What does mapreduce framework write to split metainfo file

Question

I am getting the following error for a mapreduce job:

Job initialization failed: java.io.IOException: Split metadata size exceeded 10000000. Aborting job job_201511121020_1680 at org.apache.hadoop.mapreduce.split.SplitMetaInfoReader.readSplitMetaInfo(SplitMetaInfoReader.java:48) at org.apache.hadoop.mapred.JobInProgress.createSplits(JobInProgress.java:828) at org.apache.hadoop.mapred.JobInProgress.initTasks(JobInProgress.java:730) at org.apache.hadoop.mapred.JobTracker.initJob(JobTracker.java:3775) at org.apache.hadoop.mapred.EagerTaskInitializationListener$InitJob.run(EagerTaskInitializationListener.java:90) at java.util.concurrent.ThreadPoolExecutor$Worker.runTask(ThreadPoolExecutor.java:886) at java.util.concurrent.ThreadPoolExecutor$Worker.run(ThreadPoolExecutor.java:908) at java.lang.Thread.run(Thread.java:662)

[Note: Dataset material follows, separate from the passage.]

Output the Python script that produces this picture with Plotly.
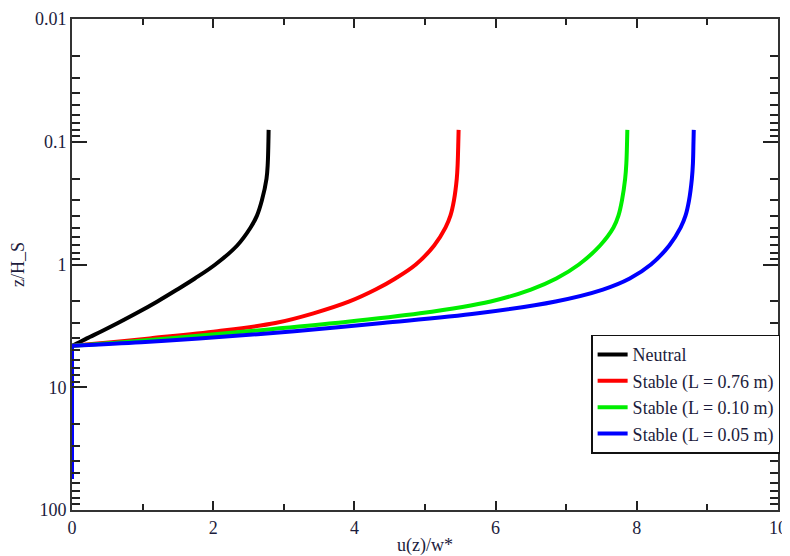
import plotly.graph_objects as go

# height levels z/H_S (shared by all profiles)
z_levels = [0.08, 0.1, 0.15, 0.2, 0.3, 0.4, 0.5, 0.7, 1.0, 1.3, 1.6, 2.0, 2.5, 3.0, 3.5, 4.0, 4.3, 4.6,
            10.0, 20.0, 56.0]

# u(z)/w* for each profile
u_neutral = [2.785, 2.782, 2.773, 2.755, 2.69, 2.62, 2.53, 2.34, 2.03, 1.74, 1.49, 1.21, 0.91, 0.65, 0.42,
             0.21, 0.105, 0.0, 0.0, 0.0, 0.0]
u_stable_076 = [5.476, 5.472, 5.463, 5.45, 5.41, 5.36, 5.29, 5.13, 4.87, 4.58, 4.30, 3.93, 3.42, 2.88, 2.06,
                1.10, 0.56, 0.0, 0.0, 0.0, 0.0]
u_stable_010 = [7.866, 7.862, 7.852, 7.835, 7.79, 7.74, 7.67, 7.48, 7.18, 6.86, 6.50, 5.93, 4.93, 3.73, 2.49,
                1.36, 0.72, 0.0, 0.0, 0.0, 0.0]
u_stable_005 = [8.807, 8.803, 8.795, 8.78, 8.74, 8.69, 8.62, 8.46, 8.20, 7.90, 7.52, 6.85, 5.75, 4.40, 3.15,
                1.80, 0.98, 0.0, 0.0, 0.0, 0.0]

series_names = ["Neutral", "Stable (L = 0.76 m)", "Stable (L = 0.10 m)", "Stable (L = 0.05 m)"]
series_values = [u_neutral, u_stable_076, u_stable_010, u_stable_005]
series_colors = ["#000000", "#ff0000", "#00ee00", "#0000ff"]

y_tickvals = [0.01, 0.1, 1, 10, 100]
y_ticktext = ["0.01", "0.1", "1", "10", "100"]
y_minor = [m * 10 ** e for e in range(-2, 2) for m in range(2, 10)]

FONT = "Liberation Serif"
TXT = "#1c1c3c"

# index where the profile reaches u = 0 (start of the vertical tail)
j0 = z_levels.index(4.6)

fig = go.Figure()
for name, vals, col in zip(series_names, series_values, series_colors):
    # smooth curved part
    fig.add_trace(go.Scatter(x=vals[:j0 + 1], y=z_levels[:j0 + 1], mode="lines", name=name,
                             legendgroup=name,
                             line=dict(color=col, width=4, shape="spline", smoothing=1.0)))
    # straight tail at u = 0
    fig.add_trace(go.Scatter(x=vals[j0:], y=z_levels[j0:], mode="lines", name=name,
                             legendgroup=name, showlegend=False,
                             line=dict(color=col, width=4)))

# page body has an 8px margin, so the figure is 8px smaller than the window
fig.update_layout(
    width=782, height=548,
    margin=dict(l=64, r=9.5, t=11, b=46),
    paper_bgcolor="white", plot_bgcolor="white",
    font=dict(family=FONT, size=18, color=TXT),
    showlegend=True,
    legend=dict(x=1.003, xanchor="right", y=0.357, yanchor="top",
                bgcolor="white", bordercolor="#111111", borderwidth=1.5,
                font=dict(family=FONT, size=18, color=TXT),
                tracegroupgap=0, itemwidth=30),
)

fig.update_xaxes(
    range=[0, 10], dtick=2, tick0=0, automargin=False,
    showgrid=False, zeroline=False,
    showline=True, linecolor="#333333", linewidth=2, mirror="ticks",
    ticks="inside", ticklen=9, tickwidth=2, tickcolor="#222222",
    minor=dict(ticks="inside", dtick=1, ticklen=6, tickwidth=2, tickcolor="#222222", showgrid=False),
    title=dict(text="u(z)/w*", font=dict(family=FONT, size=18, color=TXT), standoff=3),
    tickfont=dict(family=FONT, size=18, color=TXT),
)

fig.update_yaxes(
    type="log", range=[2, -2], automargin=False,
    tickmode="array", tickvals=y_tickvals, ticktext=y_ticktext,
    showgrid=False, zeroline=False,
    showline=True, linecolor="#333333", linewidth=2, mirror="ticks",
    ticks="inside", ticklen=15, tickwidth=2, tickcolor="#222222",
    minor=dict(ticks="inside", tickmode="array", tickvals=y_minor, ticklen=8, tickwidth=2,
               tickcolor="#222222", showgrid=False),
    title=dict(text="z/H_S", font=dict(family=FONT, size=18, color=TXT)),
    tickfont=dict(family=FONT, size=18, color=TXT),
)

fig.write_html("out.html")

The input path to this job is : /dir1/dir2///year/mon/day ... (7 days)

Here is what I gathered from research : this error is caused because the split meta info size exceeds the limit (set by mapreduce.job.split.metainfo.maxsize). I am assuming this meta data is written to a file and its the size of the file that has exceeded the limit.

I have few more questions :

Does the framework create one file or multiple files per job?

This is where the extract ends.